- Requirement
Only the lines from the start of the data below through the line that contains "const Y_MIN = 0.2458, Y_MAX = 0.5998;" are to be copied, exactly and without pictures.

[begin Collected material]

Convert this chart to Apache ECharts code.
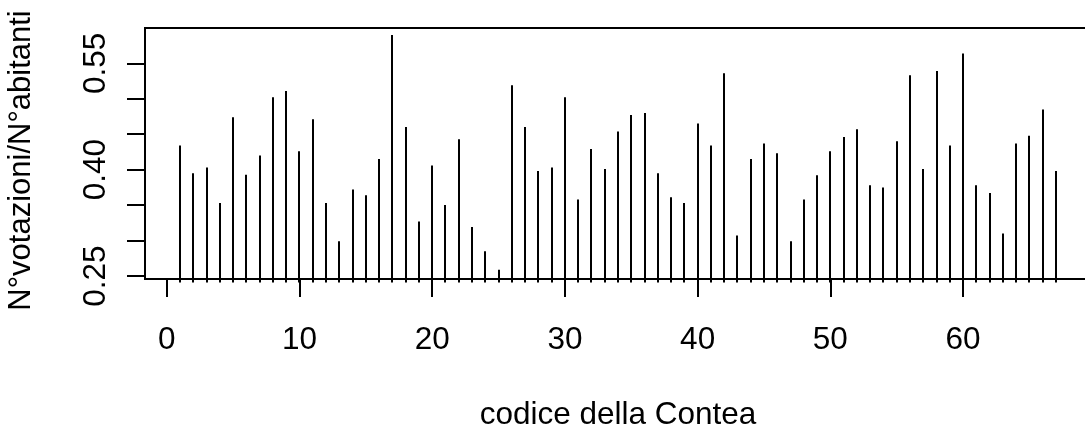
<!DOCTYPE html>
<html>
<head>
<meta charset="utf-8">
<title>codice della Contea</title>
<script src="https://cdn.jsdelivr.net/npm/echarts@6/dist/echarts.min.js"></script>
<style>
  html, body { margin: 0; padding: 0; background: #fff; }
  #chart { width: 1085px; height: 425px; }
</style>
</head>
<body>
<div id="chart"></div>
<script>
// County codes and the vote/inhabitant ratio for each county
const countyCodes = [
  1, 2, 3, 4, 5, 6, 7, 8, 9, 10,
  11, 12, 13, 14, 15, 16, 17, 18, 19, 20,
  21, 22, 23, 24, 25, 26, 27, 28, 29, 30,
  31, 32, 33, 34, 35, 36, 37, 38, 39, 40,
  41, 42, 43, 44, 45, 46, 47, 48, 49, 50,
  51, 52, 53, 54, 55, 56, 57, 58, 59, 60,
  61, 62, 63, 64, 65, 66, 67
];
const ratios = [
  0.434, 0.395, 0.403, 0.353, 0.474, 0.393, 0.420, 0.502, 0.511, 0.426,
  0.471, 0.353, 0.299, 0.372, 0.364, 0.415, 0.590, 0.460, 0.327, 0.406,
  0.350, 0.443, 0.319, 0.285, 0.259, 0.519, 0.460, 0.398, 0.403, 0.502,
  0.358, 0.429, 0.401, 0.454, 0.477, 0.480, 0.395, 0.361, 0.353, 0.465,
  0.434, 0.536, 0.307, 0.415, 0.437, 0.423, 0.299, 0.358, 0.392, 0.426,
  0.446, 0.457, 0.378, 0.375, 0.440, 0.533, 0.401, 0.539, 0.434, 0.564,
  0.378, 0.367, 0.310, 0.437, 0.448, 0.485, 0.398
];

// Axis ticks and labels
const xTicks = [0, 10, 20, 30, 40, 50, 60];
const yTicks = [0.25, 0.30, 0.35, 0.40, 0.45, 0.50, 0.55];
const yLabels = [0.25, 0.40, 0.55];

const xTitle = 'codice della Contea';
const yTitle = 'N°votazioni/N°abitanti';

const X_MIN = -1.64, X_MAX = 69.64;
const Y_MIN = 0.2458, Y_MAX = 0.5998;

const FONT = '"Liberation Sans", Arial, Helvetica, sans-serif';
const FONT_SIZE = 31.5;

const chart = echarts.init(document.getElementById('chart'), null, { renderer: 'canvas' });

chart.setOption({
  backgroundColor: '#fff',
  animation: false,
  grid: {
    left: 145, top: 28, right: -6, bottom: 146,
    containLabel: false,
    outerBoundsMode: 'none',
    show: true,
    borderColor: '#000',
    borderWidth: 2,
    backgroundColor: 'transparent'
  },
  xAxis: {
    type: 'value',
    min: X_MIN,
    max: X_MAX,
    name: xTitle,
    nameLocation: 'middle',
    nameGap: 120,
    nameTextStyle: { color: '#000', fontFamily: FONT, fontSize: FONT_SIZE },
    axisLine: { show: false, onZero: false },
    splitLine: { show: false },
    axisTick: {
      show: true,
      length: 18,
      customValues: xTicks,
      lineStyle: { color: '#000', width: 2 }
    },
    axisLabel: {
      show: true,
      customValues: xTicks,
      margin: 45,
      color: '#000',
      fontFamily: FONT,
      fontSize: FONT_SIZE,
      formatter: v => String(Math.round(v))
    }
  },
  yAxis: {
    type: 'value',
    min: Y_MIN,
    max: Y_MAX,
    name: yTitle,
    nameLocation: 'middle',
    nameRotate: 90,
    nameGap: 108,
    nameTextStyle: {
      color: '#000', fontFamily: FONT, fontSize: 31,
      padding: [0, 14, 0, 0]
    },
    axisLine: { show: false, onZero: false },
    splitLine: { show: false },
    axisTick: {
      show: true,
      length: 18,
      customValues: yTicks,
      lineStyle: { color: '#000', width: 2 }
    },
    axisLabel: {
      show: true,
      customValues: yLabels,
      rotate: 90,
      margin: 33,
      color: '#000',
      fontFamily: FONT,
      fontSize: FONT_SIZE,
      formatter: v => v.toFixed(2)
    }
  },
  series: [{
    type: 'custom',
    clip: false,
    data: countyCodes.map((c, i) => [c, ratios[i]]),
    encode: { x: 0, y: 1 },
    renderItem: function (params, api) {
      const top = api.coord([api.value(0), api.value(1)]);
      const base = api.coord([api.value(0), Y_MIN]);
      const x = Math.round(top[0]);
      return {
        type: 'line',
        shape: { x1: x, y1: base[1] + 3.5, x2: x, y2: top[1] },
        style: { stroke: '#000', lineWidth: 2 }
      };
    }
  }]
});
</script>
</body>
</html>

[end Collected material]

- Task solution
Convert this chart to Apache ECharts code.
<!DOCTYPE html>
<html>
<head>
<meta charset="utf-8">
<title>codice della Contea</title>
<script src="https://cdn.jsdelivr.net/npm/echarts@6/dist/echarts.min.js"></script>
<style>
  html, body { margin: 0; padding: 0; background: #fff; }
  #chart { width: 1085px; height: 425px; }
</style>
</head>
<body>
<div id="chart"></div>
<script>
// County codes and the vote/inhabitant ratio for each county
const countyCodes = [
  1, 2, 3, 4, 5, 6, 7, 8, 9, 10,
  11, 12, 13, 14, 15, 16, 17, 18, 19, 20,
  21, 22, 23, 24, 25, 26, 27, 28, 29, 30,
  31, 32, 33, 34, 35, 36, 37, 38, 39, 40,
  41, 42, 43, 44, 45, 46, 47, 48, 49, 50,
  51, 52, 53, 54, 55, 56, 57, 58, 59, 60,
  61, 62, 63, 64, 65, 66, 67
];
const ratios = [
  0.434, 0.395, 0.403, 0.353, 0.474, 0.393, 0.420, 0.502, 0.511, 0.426,
  0.471, 0.353, 0.299, 0.372, 0.364, 0.415, 0.590, 0.460, 0.327, 0.406,
  0.350, 0.443, 0.319, 0.285, 0.259, 0.519, 0.460, 0.398, 0.403, 0.502,
  0.358, 0.429, 0.401, 0.454, 0.477, 0.480, 0.395, 0.361, 0.353, 0.465,
  0.434, 0.536, 0.307, 0.415, 0.437, 0.423, 0.299, 0.358, 0.392, 0.426,
  0.446, 0.457, 0.378, 0.375, 0.440, 0.533, 0.401, 0.539, 0.434, 0.564,
  0.378, 0.367, 0.310, 0.437, 0.448, 0.485, 0.398
];

// Axis ticks and labels
const xTicks = [0, 10, 20, 30, 40, 50, 60];
const yTicks = [0.25, 0.30, 0.35, 0.40, 0.45, 0.50, 0.55];
const yLabels = [0.25, 0.40, 0.55];

const xTitle = 'codice della Contea';
const yTitle = 'N°votazioni/N°abitanti';

const X_MIN = -1.64, X_MAX = 69.64;
const Y_MIN = 0.2458, Y_MAX = 0.5998;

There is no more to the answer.